_Task to complete_: Write out again exactly the lines from the one containing "Recreate this image" through the one containing "import plotly.graph_objects as go", both included, and omit the pictures.

_Material for this task_:
▬▬▬
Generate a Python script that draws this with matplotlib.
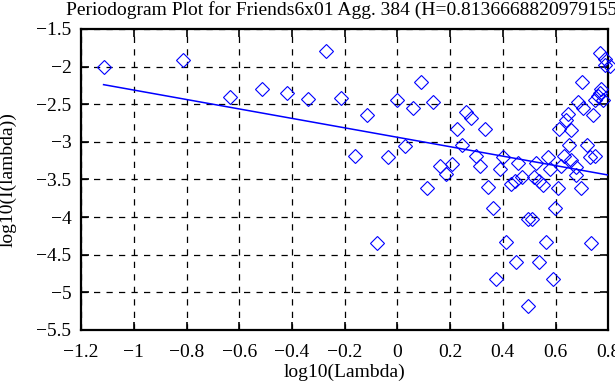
import matplotlib
matplotlib.use("Agg")
import matplotlib.pyplot as plt

# periodogram points (log10 lambda, log10 I(lambda))
log_lambda = [-1.115, -0.813, -0.637, -0.513, -0.418, -0.339, -0.272, -0.215,
              -0.162, -0.115, -0.076, -0.035, -0.003, 0.030, 0.059, 0.088,
              0.114, 0.136, 0.160, 0.186, 0.206, 0.226, 0.245, 0.262, 0.280,
              0.299, 0.315, 0.331, 0.345, 0.363, 0.375, 0.388, 0.400, 0.413,
              0.432, 0.445, 0.451, 0.457, 0.474, 0.495, 0.495, 0.512, 0.517,
              0.527, 0.537, 0.539, 0.552, 0.565, 0.571, 0.580, 0.592, 0.599,
              0.609, 0.615, 0.619, 0.632, 0.641, 0.647, 0.653, 0.660, 0.660,
              0.676, 0.678, 0.685, 0.695, 0.701, 0.703, 0.718, 0.729, 0.735,
              0.742, 0.748, 0.748, 0.761, 0.767, 0.767, 0.773, 0.780, 0.786,
              0.789, 0.805]
log_I = [-2.005, -1.908, -2.41, -2.30, -2.353, -2.433, -1.80, -2.42,
         -3.19, -2.647, -4.34, -3.197, -2.45, -3.055, -2.553, -2.20,
         -3.62, -2.469, -3.32, -3.428, -3.295, -2.833, -3.04, -2.611, -2.686,
         -3.19, -3.32, -2.824, -3.606, -3.877, -4.818, -3.366, -3.206, -4.33,
         -3.561, -3.517, -4.596, -3.277, -3.472, -4.032, -5.18, -4.032, -3.464,
         -3.277, -4.596, -3.517, -3.575, -4.33, -3.206, -3.366, -4.818, -3.877,
         -3.61, -2.833, -3.32, -3.19, -2.708, -2.63, -3.046, -2.842, -3.242,
         -3.441, -3.33, -2.465, -3.62, -2.20, -2.553, -3.04, -3.197, -4.34,
         -2.644, -3.19, -2.442, -2.389, -1.819, -2.353, -2.30, -2.442, -1.976,
         -1.90, -1.997]

# fitted line end points
fit_x = [-1.115, 0.805]
fit_y = [-2.241, -3.445]

xticks = [-1.2, -1, -0.8, -0.6, -0.4, -0.2, 0, 0.2, 0.4, 0.6, 0.8]
xlabels = ["\u22121.2", "\u22121", "\u22120.8", "\u22120.6", "\u22120.4", "\u22120.2",
           "0", "0.2", "0.4", "0.6", "0.8"]
yticks = [-5.5, -5, -4.5, -4, -3.5, -3, -2.5, -2, -1.5]
ylabels = ["\u22125.5", "\u22125", "\u22124.5", "\u22124", "\u22123.5", "\u22123",
           "\u22122.5", "\u22122", "\u22121.5"]

plt.rcParams["font.family"] = ["Liberation Serif", "DejaVu Serif"]
plt.rcParams["font.size"] = 14

fig = plt.figure(figsize=(6.15, 3.85), dpi=100)
ax = fig.add_axes([0.132, 0.143, 0.857, 0.782])

ax.plot(log_lambda, log_I, linestyle="none", marker="D", markersize=7,
        markerfacecolor="none", markeredgecolor="blue", markeredgewidth=0.8,
        clip_on=False, zorder=3)
ax.plot(fit_x, fit_y, color="blue", linewidth=1.1, zorder=3)

ax.set_xlim(-1.2, 0.8)
ax.set_ylim(-5.5, -1.5)
ax.set_xticks(xticks)
ax.set_xticklabels(xlabels)
ax.set_yticks(yticks)
ax.set_yticklabels(ylabels)
ax.tick_params(direction="in", length=6, width=1.2, top=True, right=True,
               labelsize=14)
ax.tick_params(axis="x", pad=10)
ax.tick_params(axis="y", pad=7)
ax.grid(True, color="black", linestyle=(0, (5, 5)), linewidth=0.9)
for sp in ax.spines.values():
    sp.set_linewidth(1.6)

ax.set_xlabel("log10(Lambda)", fontsize=14)
ax.xaxis.set_label_coords(0.5, -0.112)
ax.set_ylabel("log10(I(lambda))", fontsize=14)
ax.yaxis.set_label_coords(-0.122, 0.5)
ax.set_title("Periodogram Plot for Friends6x01 Agg. 384 (H=0.8136668820979155)",
             fontsize=14, pad=10)

fig.savefig("out.png", dpi=100)
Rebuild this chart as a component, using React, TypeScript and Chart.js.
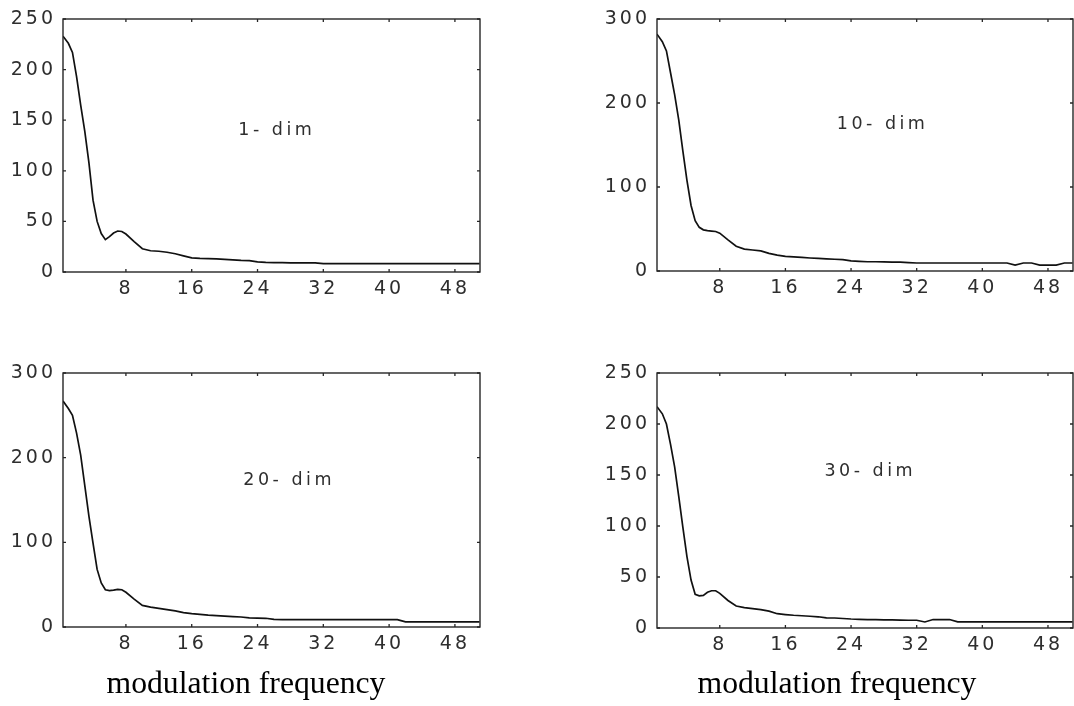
import React, { useEffect, useRef } from "react";
import { Chart, registerables } from "chart.js";

Chart.register(...registerables);

// ---- data ----
const frequency = [
  0.35, 1, 1.5, 2, 2.5, 3, 3.5, 4, 4.5, 5, 5.5, 6, 6.5, 7, 7.5, 8,
  9, 10, 11, 12, 13, 14, 15, 16, 17, 18, 19, 20, 21, 22, 23, 24, 25, 26, 27, 28, 29, 30, 31,
  32, 33, 34, 35, 36, 37, 38, 39, 40, 41, 42, 43, 44, 45, 46, 47, 48, 49, 50, 51,
];

const dim1 = [
  233, 226, 217, 193, 165, 139, 108, 71, 50, 38, 32, 35, 38.5, 40.5, 40, 37.5,
  30, 23, 21, 20.5, 19.5, 18, 16, 14, 13.5, 13.2, 13, 12.5, 12, 11.5, 11.2, 10, 9.5, 9.3, 9.2, 9, 9, 9, 9,
  8.3, 8.3, 8.3, 8.3, 8.3, 8.3, 8.3, 8.3, 8.3, 8.3, 8.3, 8.3, 8.3, 8.3, 8.3, 8.3, 8.3, 8.3, 8.3, 8.3,
];

const dim10 = [
  282, 273, 262, 236, 210, 180, 143, 108, 78, 60, 52, 49, 48, 47.5, 47, 45,
  37, 29.5, 26, 25, 24, 21, 19, 17.5, 16.8, 16.2, 15.5, 15, 14.5, 14, 13.5, 12, 11.5, 11, 11, 10.8, 10.5, 10.5, 10,
  9.5, 9.5, 9.5, 9.5, 9.5, 9.5, 9.5, 9.5, 9.5, 9.5, 9.5, 9.5, 7, 9.5, 9.5, 7, 7, 7, 9.5, 9.5,
];

const dim20 = [
  267, 258, 250, 229, 203, 167, 131, 99, 68, 52, 44, 43, 43.5, 44.5, 44, 41,
  33, 25.5, 23.5, 22, 20.5, 19, 17, 15.8, 15, 14, 13.5, 12.8, 12.3, 11.8, 10.7, 10.5, 10.3, 9, 8.7, 8.7, 8.7, 8.7, 8.7,
  8.7, 8.7, 8.7, 8.7, 8.7, 8.7, 8.7, 8.7, 8.7, 8.7, 6, 6, 6, 6, 6, 6, 6, 6, 6, 6,
];

const dim30 = [
  217, 210, 200, 180, 158, 129, 99, 70, 47, 33, 31.5, 32, 35, 36.5, 36.5, 34,
  27, 21.5, 20, 19, 18, 16.5, 14, 13.2, 12.5, 12, 11.5, 11, 10, 9.8, 9.3, 8.8, 8.5, 8.3, 8.2, 8, 8, 7.8, 7.6,
  7.6, 5.9, 8.3, 8.3, 8.3, 6, 6, 6, 6, 6, 6, 6, 6, 6, 6, 6, 6, 6, 6, 6,
];

const xTickValues = [8, 16, 24, 32, 40, 48];
const xTickLabels = ["8", "16", "24", "32", "40", "48"];
const yTicks250 = [0, 50, 100, 150, 200, 250];
const yTicks300 = [0, 100, 200, 300];
const panelTitles = ["1- dim", "10- dim", "20- dim", "30- dim"];
const xAxisTitle = "modulation frequency";

const X_MIN = 0.35;
const X_MAX = 51.05;

type PanelCfg = {
  values: number[];
  title: string;
  titleAt: [number, number];
  yMax: number;
  yTicks: number[];
  area: { left: number; top: number; right: number; bottom: number };
};

const panels: PanelCfg[] = [
  { values: dim1, title: panelTitles[0], titleAt: [26.1, 140], yMax: 250, yTicks: yTicks250, area: { left: 63, top: 19, right: 480, bottom: 272 } },
  { values: dim10, title: panelTitles[1], titleAt: [27.6, 175], yMax: 300, yTicks: yTicks300, area: { left: 657, top: 19, right: 1073, bottom: 271 } },
  { values: dim20, title: panelTitles[2], titleAt: [27.6, 173], yMax: 300, yTicks: yTicks300, area: { left: 63, top: 373, right: 480, bottom: 627 } },
  { values: dim30, title: panelTitles[3], titleAt: [26.1, 153], yMax: 250, yTicks: yTicks250, area: { left: 657, top: 373, right: 1073, bottom: 628 } },
];

const PAD_L = 63;
const PAD_T = 19;
const PAD_R = 4;
const PAD_B = 40;
const TEXT_COLOR = "#2e2e2e";
const FRAME_COLOR = "#262626";
const SPACING = "3px";

function Panel({ cfg }: { cfg: PanelCfg }) {
  const ref = useRef<HTMLCanvasElement | null>(null);
  const w = PAD_L + (cfg.area.right - cfg.area.left) + PAD_R;
  const h = PAD_T + (cfg.area.bottom - cfg.area.top) + PAD_B;

  useEffect(() => {
    if (!ref.current) return;
    const framePlugin = {
      id: "frame",
      beforeDraw(chart: any) {
        (chart.ctx as any).letterSpacing = SPACING;
      },
      afterDraw(chart: any) {
        const ctx = chart.ctx as CanvasRenderingContext2D;
        const a = chart.chartArea;
        const xs = chart.scales.x;
        const ys = chart.scales.y;
        ctx.save();
        ctx.strokeStyle = FRAME_COLOR;
        ctx.lineWidth = 1.4;
        ctx.strokeRect(a.left, a.top, a.right - a.left, a.bottom - a.top);
        ctx.lineWidth = 1.3;
        ctx.beginPath();
        xTickValues.forEach((v) => {
          const px = xs.getPixelForValue(v);
          ctx.moveTo(px, a.bottom);
          ctx.lineTo(px, a.bottom - 3);
          ctx.moveTo(px, a.top);
          ctx.lineTo(px, a.top + 3);
        });
        cfg.yTicks.forEach((v) => {
          const py = ys.getPixelForValue(v);
          ctx.moveTo(a.left, py);
          ctx.lineTo(a.left + 3, py);
          ctx.moveTo(a.right, py);
          ctx.lineTo(a.right - 3, py);
        });
        ctx.stroke();
        (ctx as any).letterSpacing = "3.5px";
        ctx.fillStyle = TEXT_COLOR;
        ctx.font = "17.5px 'DejaVu Sans'";
        ctx.textAlign = "center";
        ctx.textBaseline = "middle";
        ctx.fillText(cfg.title, xs.getPixelForValue(cfg.titleAt[0]) + 2, ys.getPixelForValue(cfg.titleAt[1]));
        ctx.restore();
        (ctx as any).letterSpacing = "0px";
      },
    };

    const chart = new Chart(ref.current, {
      type: "line",
      data: {
        datasets: [
          {
            data: frequency.map((x, i) => ({ x, y: cfg.values[i] })),
            borderColor: "#111111",
            borderWidth: 1.7,
            pointRadius: 0,
            tension: 0,
            fill: false,
          },
        ],
      },
      options: {
        animation: false,
        responsive: false,
        maintainAspectRatio: false,
        events: [],
        layout: { padding: { top: PAD_T, right: PAD_R, left: 0, bottom: 0 } },
        plugins: { legend: { display: false }, tooltip: { enabled: false } },
        scales: {
          x: {
            type: "linear",
            min: X_MIN,
            max: X_MAX,
            afterBuildTicks: (s: any) => {
              s.ticks = xTickValues.map((v) => ({ value: v }));
            },
            afterFit: (s: any) => {
              s.height = PAD_B;
            },
            grid: { display: false, drawTicks: false },
            border: { display: false },
            ticks: {
              padding: 6,
              autoSkip: false,
              maxRotation: 0,
              color: TEXT_COLOR,
              font: { family: "'DejaVu Sans'", size: 19 },
              callback: (_v: any, i: number) => xTickLabels[i],
            },
          },
          y: {
            type: "linear",
            min: 0,
            max: cfg.yMax,
            afterBuildTicks: (s: any) => {
              s.ticks = cfg.yTicks.map((v) => ({ value: v }));
            },
            afterFit: (s: any) => {
              s.width = PAD_L;
            },
            grid: { display: false, drawTicks: false },
            border: { display: false },
            ticks: {
              padding: 7,
              autoSkip: false,
              color: TEXT_COLOR,
              font: { family: "'DejaVu Sans'", size: 19 },
              callback: (v: any) => String(v),
            },
          },
        },
      },
      plugins: [framePlugin],
    } as any);
    return () => chart.destroy();
  }, [cfg]);

  return (
    <canvas
      ref={ref}
      width={w}
      height={h}
      style={{ position: "absolute", left: cfg.area.left - PAD_L, top: cfg.area.top - PAD_T, width: w, height: h }}
    />
  );
}

export default function App() {
  const titleStyle: React.CSSProperties = {
    position: "absolute",
    top: 665,
    height: 36,
    lineHeight: "36px",
    fontFamily: "'Liberation Serif', 'Times New Roman', serif",
    fontSize: 31.7,
    color: "#000",
    whiteSpace: "nowrap",
    transform: "translateX(-50%)",
  };
  return (
    <div style={{ position: "absolute", left: 0, top: 0, width: 1074, height: 706, overflow: "hidden", background: "#fff" }}>
      {panels.map((p, i) => (
        <Panel key={i} cfg={p} />
      ))}
      <div style={{ ...titleStyle, left: 246 }}>{xAxisTitle}</div>
      <div style={{ ...titleStyle, left: 837 }}>{xAxisTitle}</div>
    </div>
  );
}
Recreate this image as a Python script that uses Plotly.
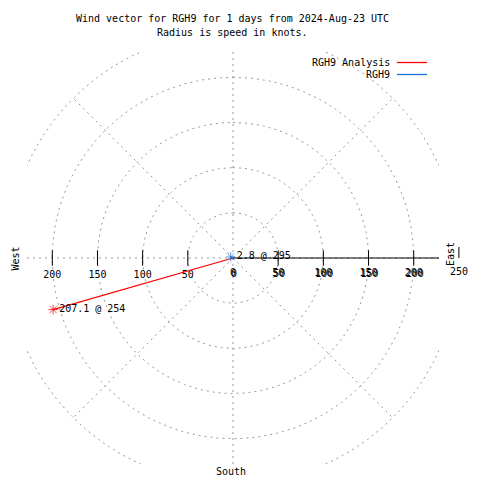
import numpy as np
import plotly.graph_objects as go

# ---- data ----
series_names = ["RGH9 Analysis", "RGH9"]
series_colors = ["#ff0000", "#1a75d8"]
speeds = [207.1, 2.8]          # knots
directions = [254, 295]        # degrees, compass
grid_radii = [50, 100, 150, 200, 250]
grid_angles = [0, 45, 90, 135, 180, 225, 270, 315]
left_ticks = [200, 150, 100, 50]
right_ticks = [0, 50, 100, 150, 200]
outer_tick = 250
title_lines = ["Wind vector for RGH9 for 1 days from 2024-Aug-23 UTC",
               "Radius is speed in knots."]

# ---- layout geometry (page pixels; page body has an 8px margin) ----
OFF = 8
W = H = 480 - OFF
L, R, T, B = 27, 439, 52, 464
RMAX = 228
scale = (R - L) / 2 / RMAX          # px per knot
CX, CY = (L + R) / 2, (T + B) / 2
FONT = "DejaVu Sans Mono"
GRID = "#999999"

def xp(px):
    return (px - L) / (R - L)

def yp(py):
    return (B - py) / (B - T)

fig = go.Figure()

# grid circles
theta = np.linspace(0, 2 * np.pi, 721)
cx, cy = [], []
for r in grid_radii:
    cx += list(r * np.sin(theta)) + [None]
    cy += list(r * np.cos(theta)) + [None]
fig.add_trace(go.Scatter(x=cx, y=cy, mode="lines",
                         line=dict(color=GRID, width=1, dash="2px,4px"),
                         hoverinfo="skip"))
# radial grid lines (up to outer circle)
rmax_grid = max(grid_radii)
rx, ry = [], []
for a in grid_angles:
    ar = np.radians(a)
    rx += [0, rmax_grid * np.sin(ar), None]
    ry += [0, rmax_grid * np.cos(ar), None]
fig.add_trace(go.Scatter(x=rx, y=ry, mode="lines",
                         line=dict(color=GRID, width=1, dash="2px,4px"),
                         hoverinfo="skip"))

# radial axis (solid, to the right)
fig.add_trace(go.Scatter(x=[0, RMAX], y=[0, 0], mode="lines",
                         line=dict(color="black", width=1), hoverinfo="skip"))
# tick marks
tx = [-t for t in left_ticks] + [t for t in right_ticks[1:]]
fig.add_trace(go.Scatter(x=tx, y=[0] * len(tx), mode="markers",
                         marker=dict(symbol="line-ns", size=11,
                                     line=dict(color="black", width=1)),
                         hoverinfo="skip"))

# tick labels
fig.add_trace(go.Scatter(x=[-t for t in left_ticks], y=[-17.5 / scale] * len(left_ticks),
                         mode="text", text=[str(t) for t in left_ticks],
                         textfont=dict(family=FONT, size=10, color="black"),
                         cliponaxis=False, hoverinfo="skip"))
fig.add_trace(go.Scatter(x=right_ticks, y=[-15 / scale] * len(right_ticks),
                         mode="text", text=[str(t) for t in right_ticks],
                         textfont=dict(family=FONT, size=10, color="black"),
                         cliponaxis=False, hoverinfo="skip"))
fig.add_trace(go.Scatter(x=[t + 1 / scale for t in right_ticks],
                         y=[-16.5 / scale] * len(right_ticks),
                         mode="text", text=[str(t) for t in right_ticks],
                         textfont=dict(family=FONT, size=10, color="black"),
                         cliponaxis=False, hoverinfo="skip"))

# data vectors
for name, col, s, d in zip(series_names, series_colors, speeds, directions):
    dr = np.radians(d)
    fig.add_trace(go.Scatter(
        x=[0, s * np.sin(dr)], y=[0, s * np.cos(dr)],
        mode="lines+markers+text", name=name,
        line=dict(color=col, width=1.3),
        marker=dict(symbol="asterisk-open", size=[0, 8],
                    line=dict(color=col, width=1)),
        text=["", f"{s} @ {d}"], textposition="middle right",
        textfont=dict(family=FONT, size=10, color="black"),
        cliponaxis=False))

annotations = []
shapes = []
# outer tick (beyond plot area)
ox = CX + outer_tick * scale
annotations.append(dict(x=xp(ox), y=yp(CY + 13), xref="paper", yref="paper",
                        text=str(outer_tick), showarrow=False, xanchor="center", yanchor="middle",
                        font=dict(family=FONT, size=10, color="black")))
shapes.append(dict(type="line", xref="paper", yref="paper",
                   x0=xp(ox), x1=xp(ox), y0=yp(CY - 11), y1=yp(CY),
                   line=dict(color="black", width=1)))

for i, line in enumerate(title_lines):
    annotations.append(dict(x=xp(232), y=yp(19 + 13 * i), xref="paper", yref="paper",
                            text=line, showarrow=False, xanchor="center", yanchor="middle",
                            font=dict(family=FONT, size=10, color="black")))
# legend
leg_y = [63, 75]
for name, col, ly in zip(series_names, series_colors, leg_y):
    annotations.append(dict(x=xp(392), y=yp(ly), xref="paper", yref="paper",
                            text=name, showarrow=False, xanchor="right", yanchor="middle",
                            font=dict(family=FONT, size=10, color="black")))
    shapes.append(dict(type="line", xref="paper", yref="paper",
                       x0=xp(397), x1=xp(427), y0=yp(ly - 0.5), y1=yp(ly - 0.5),
                       line=dict(color=col, width=1.3)))
# compass labels
annotations.append(dict(x=xp(14.5), y=yp(259), xref="paper", yref="paper", text="West",
                        textangle=-90, showarrow=False, xanchor="center", yanchor="middle",
                        font=dict(family=FONT, size=10, color="black")))
annotations.append(dict(x=xp(450), y=yp(254), xref="paper", yref="paper", text="East",
                        textangle=-90, showarrow=False, xanchor="center", yanchor="middle",
                        font=dict(family=FONT, size=10, color="black")))
annotations.append(dict(x=xp(231), y=yp(471), xref="paper", yref="paper", text="South",
                        showarrow=False, xanchor="center", yanchor="middle",
                        font=dict(family=FONT, size=10, color="black")))

fig.update_layout(
    width=W, height=H, autosize=False,
    margin=dict(l=L - OFF, r=480 - R, t=T - OFF, b=480 - B, pad=0),
    plot_bgcolor="white", paper_bgcolor="white",
    showlegend=False,
    xaxis=dict(range=[-RMAX, RMAX], visible=False, fixedrange=True),
    yaxis=dict(range=[-RMAX, RMAX], visible=False, fixedrange=True),
    annotations=annotations, shapes=shapes,
)

fig.write_html("out.html")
▬▬▬
_Final result_:
Recreate this image as a Python script that uses Plotly.
import numpy as np
import plotly.graph_objects as go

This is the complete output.